Johnny Manziel's presence in a classroom threatens to turn a lecture into pandemonium. (US Presswire)

There are many, many perks to winning the Heisman Trophy, and like any self-respecting 20-year-old, Texas A&M quarterback Johnny Manziel seems determined to enjoy each and every one of them. The thing about being the Big Man On Campus, though, is that it requires one to actually be on campus. And for one semester, at least, the most famous face in college football is steering clear of the rest of the student body.

While Manziel remains a full-time student, per NCAA rules, he said Monday that he won't be setting foot inside a classroom this spring because all four of his classes are online only. Aside from workouts at the football complex, he only expects to be on A&M's campus about once a month.

“It just happened to work out where it was good after the football season with all of the stuff going on," Manziel told reporters at the Fort Worth Club, where he was scheduled to receive the Davey O'Brien Award as the nation's best quarterback on Monday night.

 He added he was forced to switch out of an on-campus English course earlier in the semester because his presence was too much of a distraction. "I went one day -- it was a small class of 20 or 25 -- and it kind of turned into more of a big deal than I thought."

Not that the Heisman Trophy winner has ever been able to pass as a regular student -- at least not recently, anyway. In his last semester at USC, reigning Heismanaut Matt Leinart filled his academic requirement with a single, infamous class, ballroom dancing; four years later, Tim Tebow wrapped up his career at Florida with a "senior seminar" that he admitted was probably easier than ballroom dancing. Unlike Leinart and Tebow, though –- both of whom had already earned bachelor's degrees before their final season, and were technically graduate students –- Manziel is only about halfway to his undergraduate degree. Whether he'll finish before making the leap to the NFL is an open question.

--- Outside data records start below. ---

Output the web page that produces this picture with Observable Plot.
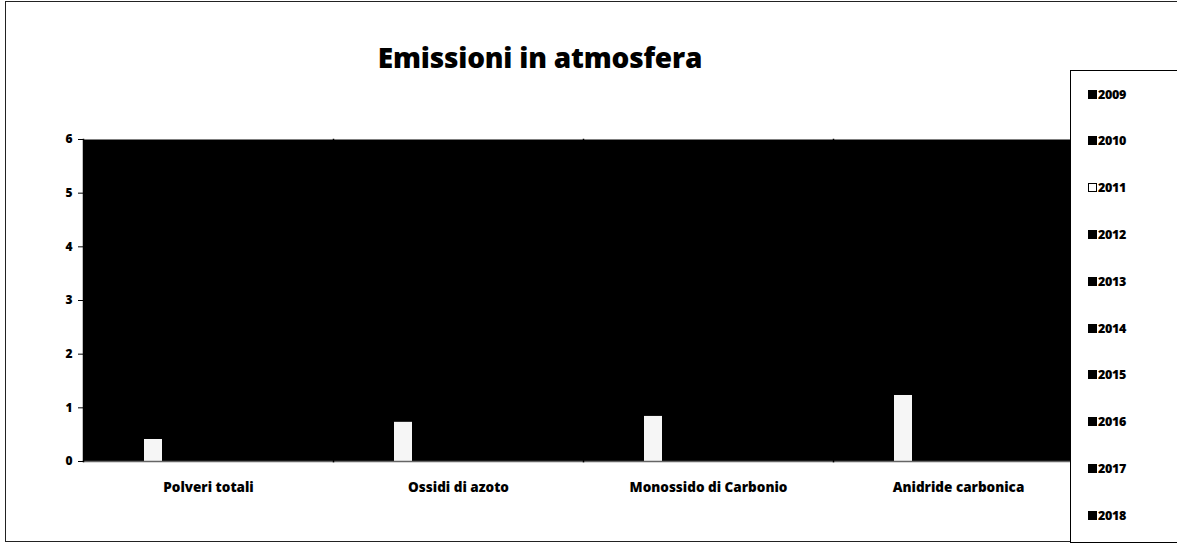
<!DOCTYPE html>
<html>
<head>
<meta charset="utf-8">
<script src="https://cdn.jsdelivr.net/npm/d3@7"></script>
<script src="https://cdn.jsdelivr.net/npm/@observablehq/plot@0.6"></script>
<style>
  html, body { margin: 0; padding: 0; background: #fff; }
  #wrap { position: relative; width: 1177px; height: 554px; overflow: hidden; font-family: "Open Sans", Lato, sans-serif; }
  #border { position: absolute; left: 5px; top: 1px; width: 1300px; height: 541px; border: 1.2px solid #222; box-sizing: border-box; }
  #title { position: absolute; left: 0; width: 1080px; top: 41px; text-align: center; font-size: 28px; font-weight: 800; color: #000; line-height: 1.2; letter-spacing: -0.2px; }
  #legend { position: absolute; left: 1070px; top: 70px; width: 130px; height: 473px; border: 1.6px solid #000; background: #fff; box-sizing: border-box; }
  .item { position: absolute; left: 17px; font-size: 12.5px; font-weight: 800; display: flex; align-items: center; height: 14px; letter-spacing: -0.3px; }
  .sw { width: 9px; height: 9px; margin-right: 1px; box-sizing: border-box; }
  #chart { position: absolute; left: 0; top: 0; }
</style>
</head>
<body>
<div id="wrap">
  <div id="border"></div>
  <div id="chart"></div>
  <div id="title">Emissioni in atmosfera</div>
  <div id="legend"></div>
</div>
<script>
const categories = ["Polveri totali", "Ossidi di azoto", "Monossido di Carbonio", "Anidride carbonica"];
const years = ["2009", "2010", "2011", "2012", "2013", "2014", "2015", "2016", "2017", "2018"];
// only the 2011 series is readable in the picture (the others are black on the black plot area)
const values2011 = [0.41, 0.73, 0.84, 1.23];
const yTicks = [0, 1, 2, 3, 4, 5, 6];
const legendFill = {"2011": "#fff"};

const data = categories.map((c, i) => ({category: c, year: "2011", value: values2011[i]}));

const chart = Plot.plot({
  width: 1177,
  height: 554,
  marginLeft: 83,
  marginRight: 94,
  marginTop: 139,
  marginBottom: 93,
  style: {background: "transparent", fontFamily: "'Open Sans', Lato, sans-serif"},
  fx: {domain: categories, padding: 0, label: null},
  x: {domain: years, paddingInner: 0, paddingOuter: 0.68, axis: null},
  y: {domain: [0, 6], label: null},
  marks: [
    Plot.frame({fill: "#000", stroke: "none"}),
    Plot.barY(data, {fx: "category", x: "year", y: "value", fill: "#f6f6f6", insetLeft: 2, insetRight: 2}),
    Plot.frame({anchor: "bottom", stroke: "#666", strokeWidth: 1.5}),
    Plot.frame({anchor: "left", stroke: "#000", strokeWidth: 1.5}),
    Plot.axisY({ticks: yTicks, tickSize: 5, tickPadding: 6, fontSize: 12, fontWeight: 800, tickFormat: d3.format("d"), label: null, stroke: "#000"}),
    Plot.axisFx({anchor: "bottom", tickSize: 0, tickPadding: 21, fontSize: 13.5, fontWeight: 800, label: null, style: {letterSpacing: "-0.3px"}})
  ]
});
document.getElementById("chart").appendChild(chart);

const legend = document.getElementById("legend");
years.forEach((y, i) => {
  const it = document.createElement("div");
  it.className = "item";
  it.style.top = (16 + i * 46.8) + "px";
  const sw = document.createElement("div");
  sw.className = "sw";
  const f = legendFill[y] || "#000";
  sw.style.background = f;
  sw.style.border = "1.5px solid #000";
  it.appendChild(sw);
  const t = document.createElement("span");
  t.textContent = y;
  it.appendChild(t);
  legend.appendChild(it);
});
</script>
</body>
</html>
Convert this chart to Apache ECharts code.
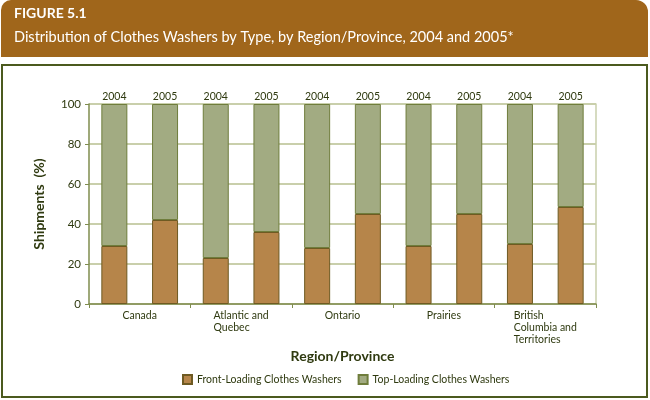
<!DOCTYPE html>
<html>
<head>
<meta charset="utf-8">
<script src="https://cdn.jsdelivr.net/npm/echarts@6/dist/echarts.min.js"></script>
<style>
  html, body { margin: 0; padding: 0; background: #fff; }
  #chart { width: 650px; height: 400px; }
</style>
</head>
<body>
<div id="chart"></div>
<script>
const regions = ['Canada', 'Atlantic and\nQuebec', 'Ontario', 'Prairies', 'British\nColumbia and\nTerritories'];
const years = ['2004', '2005', '2004', '2005', '2004', '2005', '2004', '2005', '2004', '2005'];
const frontLoading = [29, 42, 23, 36, 28, 45, 29, 45, 30, 48.5];
const topLoading = [71, 58, 77, 64, 72, 55, 71, 55, 70, 51.5];

const textColor = '#2f3a10';
const font = 'Lato';

const chart = echarts.init(document.getElementById('chart'));

const option = {
    animation: false,
    textStyle: { fontFamily: font },
    graphic: [
        {
            type: 'rect',
            shape: { x: 1, y: 0, width: 647, height: 57, r: [10, 12, 0, 0] },
            style: { fill: '#a0661b' }
        },
        {
            type: 'text',
            left: 14, top: 6,
            style: { text: 'FIGURE 5.1', fill: '#fff', font: 'bold 14px Lato' }
        },
        {
            type: 'text',
            left: 14, top: 30,
            style: { text: 'Distribution of Clothes Washers by Type, by Region/Province, 2004 and 2005*', fill: '#fff', font: '14.5px Lato' }
        },
        {
            type: 'rect',
            shape: { x: 2, y: 65, width: 645, height: 332 },
            style: { fill: 'none', stroke: '#4b5a1e', lineWidth: 2 }
        }
    ],
    grid: { left: 89, right: 54, top: 104, bottom: 96 },
    legend: {
        left: 177,
        top: 369,
        icon: 'rect',
        itemWidth: 9,
        itemHeight: 9,
        itemGap: 16,
        textStyle: { color: textColor, fontSize: 10.5, fontFamily: font },
        data: ['Front-Loading Clothes Washers', 'Top-Loading Clothes Washers']
    },
    xAxis: [
        {
            type: 'category',
            data: years,
            position: 'top',
            axisLine: { show: false },
            axisTick: { show: false },
            axisLabel: { color: textColor, fontSize: 10.5, margin: 2, interval: 0 }
        },
        {
            type: 'category',
            data: regions,
            position: 'bottom',
            axisLine: { show: true, lineStyle: { color: '#7f8c4e', width: 1.5 } },
            axisTick: { show: true, length: 4, lineStyle: { color: '#7f8c4e' } },
            axisLabel: {
                interval: 0,
                color: textColor,
                fontSize: 10.5,
                margin: 6,
                lineHeight: 12,
                formatter: (v) => v.split('\n').map(s => '{l|' + s + '}').join('\n'),
                rich: { l: { align: 'left', color: textColor, fontSize: 10.5, lineHeight: 12 } }
            },
            name: 'Region/Province',
            nameLocation: 'middle',
            nameGap: 45,
            nameTextStyle: { color: textColor, fontSize: 14, fontWeight: 'bold' }
        }
    ],
    yAxis: [
        {
            type: 'value',
            min: 0,
            max: 100,
            interval: 20,
            axisLine: { show: true, lineStyle: { color: '#7f8c4e', width: 1.5 } },
            axisTick: { show: true, length: 4, lineStyle: { color: '#7f8c4e' } },
            splitLine: { lineStyle: { color: '#c9cfab', width: 2 } },
            axisLabel: { color: textColor, fontSize: 11.5, margin: 8 },
            name: 'Shipments  (%)',
            nameLocation: 'middle',
            nameGap: 43,
            nameTextStyle: { color: textColor, fontSize: 14, fontWeight: 'bold' }
        },
        {
            type: 'value',
            position: 'right',
            min: 0,
            max: 100,
            axisLine: { show: true, lineStyle: { color: '#c9cfab', width: 1.5 } },
            axisTick: { show: false },
            axisLabel: { show: false },
            splitLine: { show: false }
        }
    ],
    series: [
        {
            name: 'Front-Loading Clothes Washers',
            type: 'bar',
            stack: 'washers',
            xAxisIndex: 0,
            yAxisIndex: 0,
            barWidth: 26,
            data: frontLoading,
            itemStyle: { color: '#b6854a', borderColor: '#6e5a22', borderWidth: 1 }
        },
        {
            name: 'Top-Loading Clothes Washers',
            type: 'bar',
            stack: 'washers',
            xAxisIndex: 0,
            yAxisIndex: 0,
            barWidth: 26,
            data: topLoading,
            itemStyle: { color: '#a2ab82', borderColor: '#6f7d3c', borderWidth: 1 }
        }
    ]
};

chart.setOption(option);
</script>
</body>
</html>
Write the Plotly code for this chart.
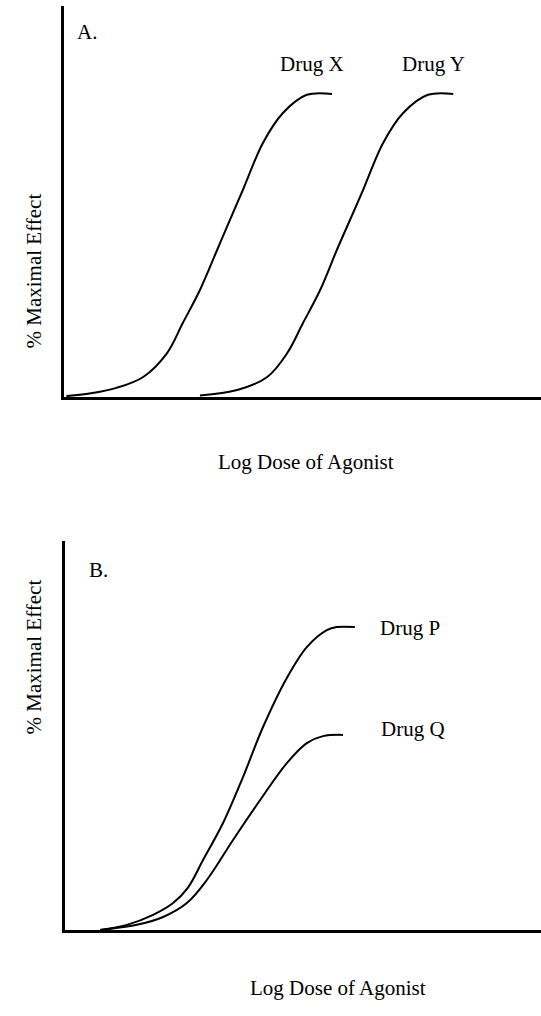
import plotly.graph_objects as go

# ---- Data (arbitrary log-dose units, % maximal effect) ----
# Panel A
drug_x_dose = [0.05, 0.6, 1.1, 1.66, 2.16, 2.49, 2.85, 3.21, 3.54, 3.75, 4.17, 4.59, 5.09, 5.62]
drug_x_eff = [0.3, 1.3, 3.0, 6.6, 14.5, 24.4, 35.3, 48.5, 60.7, 68.3, 83.8, 93.7, 99.7, 100]
drug_y_dose = [2.85, 3.63, 4.26, 4.68, 5.01, 5.37, 5.72, 6.06, 6.27, 6.69, 7.11, 7.63, 8.16]
drug_y_eff = [0.5, 2.3, 6.6, 14.5, 24.4, 35.3, 48.5, 60.7, 68.3, 83.8, 93.7, 99.7, 100]

# Panel B
drug_p_dose = [0.74, 1.30, 1.85, 2.27, 2.58, 2.90, 3.32, 3.74, 4.16, 4.66, 5.08, 5.50, 5.71, 6.09]
drug_p_eff = [0, 1.7, 5.0, 8.9, 13.9, 23.1, 35.3, 50.5, 67.0, 83.2, 93.4, 99.0, 100, 100]
drug_q_dose = [0.74, 1.51, 2.06, 2.56, 2.98, 3.53, 4.10, 4.66, 5.08, 5.42, 5.84]
drug_q_eff = [0, 1.7, 4.3, 8.9, 16.5, 29.7, 42.9, 55.1, 61.7, 64.0, 64.4]

FONT = "Liberation Serif, Times New Roman, serif"
FS = 21
W, H = 541, 1016

fig = go.Figure()
line = dict(color="black", width=2, shape="spline", smoothing=1.0)
fig.add_trace(go.Scatter(x=drug_x_dose, y=drug_x_eff, mode="lines", line=line, xaxis="x", yaxis="y", showlegend=False))
fig.add_trace(go.Scatter(x=drug_y_dose, y=drug_y_eff, mode="lines", line=line, xaxis="x", yaxis="y", showlegend=False))
fig.add_trace(go.Scatter(x=drug_p_dose, y=drug_p_eff, mode="lines", line=line, xaxis="x2", yaxis="y2", showlegend=False))
fig.add_trace(go.Scatter(x=drug_q_dose, y=drug_q_eff, mode="lines", line=line, xaxis="x2", yaxis="y2", showlegend=False))

ax_common = dict(showline=True, linecolor="black", linewidth=2.5, showgrid=False, zeroline=False,
                 showticklabels=False, ticks="", fixedrange=True)

fig.update_layout(
    width=W, height=H,
    margin=dict(l=0, r=0, t=0, b=0),
    paper_bgcolor="white", plot_bgcolor="white",
    font=dict(family=FONT, size=FS, color="black"),
    xaxis=dict(domain=[64 / W, 1], range=[0, 10], anchor="y", **ax_common),
    yaxis=dict(domain=[1 - 397 / H, 1 - 6 / H], range=[0, 129], anchor="x", **ax_common),
    xaxis2=dict(domain=[65 / W, 1], range=[0, 10], anchor="y2", **ax_common),
    yaxis2=dict(domain=[1 - 930 / H, 1 - 541 / H], range=[0, 128.4], anchor="x2", **ax_common),
)

ann = []
def a(text, x, y, xref, yref, **kw):
    d = dict(text=text, x=x, y=y, xref=xref, yref=yref, showarrow=False,
             font=dict(family=FONT, size=FS, color="black"))
    d.update(kw)
    ann.append(d)

# Panel A labels
a("A.", 0.23, 120.5, "x", "y", xanchor="left")
a("Drug X", 5.2, 110, "x", "y")
a("Drug Y", 7.74, 110, "x", "y")
# Panel B labels
a("B.", 0.46, 118.8, "x2", "y2", xanchor="left")
a("Drug P", 7.25, 99.7, "x2", "y2")
a("Drug Q", 7.31, 66.3, "x2", "y2")

# Axis titles
a("Log Dose of Agonist", 306 / W, 1 - 462 / H, "paper", "paper")
a("Log Dose of Agonist", 338 / W, 1 - 1002 / H, "paper", "paper")
a("% Maximal Effect", 19 / W, 1 - 192 / H, "paper", "paper", textangle=-90)
a("% Maximal Effect", 19 / W, 1 - 737 / H, "paper", "paper", textangle=-90)

fig.update_layout(annotations=ann)
fig.write_html("out.html")
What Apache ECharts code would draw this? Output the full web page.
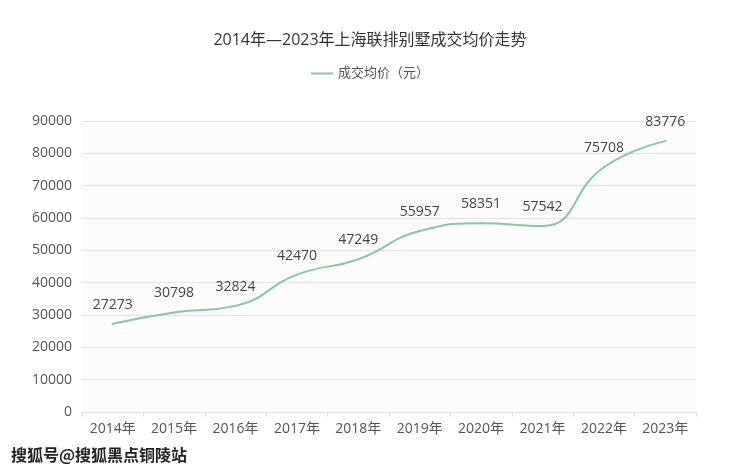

Still, coeds and would-be hangers-on hoping to get a glimpse of the biggest names on campus strolling through the quad might as well get used to their heroes retreating into the web. According to the web's resident NCAA guru, John Infante, a proposed rule in 2008 would have outlawed Manziel's online-only schedule by mandating that "nontraditional courses" -- specifically defined as "distance-learning, correspondence, extension, Internet/virtual courses, independent study or any other course or credit that is not earned in a face-to-face classroom environment with regular interaction between the instructor and the student" -- take up no more than 50 percent of an athlete's schedule; any more, and said athlete would be academically ineligible to compete. But that legislation was voted down, and the subsequent requirements for athletes enrolling in "nontraditional" courses, passed in 2011, were far less stringent:

1. The course must be available to all students;
2. The student-athlete must enroll in the course in the same manner as other students;
3. Enrollment must occur during regular drop/add periods, in accordance with institutional policy; and
4. To use the course for full-time enrollment, it must be conducted during the institution's regular terms.

In the meantime, Manziel also said he and his parents have recently met with Texas A&M compliance for a refresher on NCAA rules as the spotlight intensifies, online and off. "I feel like by now if I was doing something wrong," he said, "compliance would have definitely figured something out."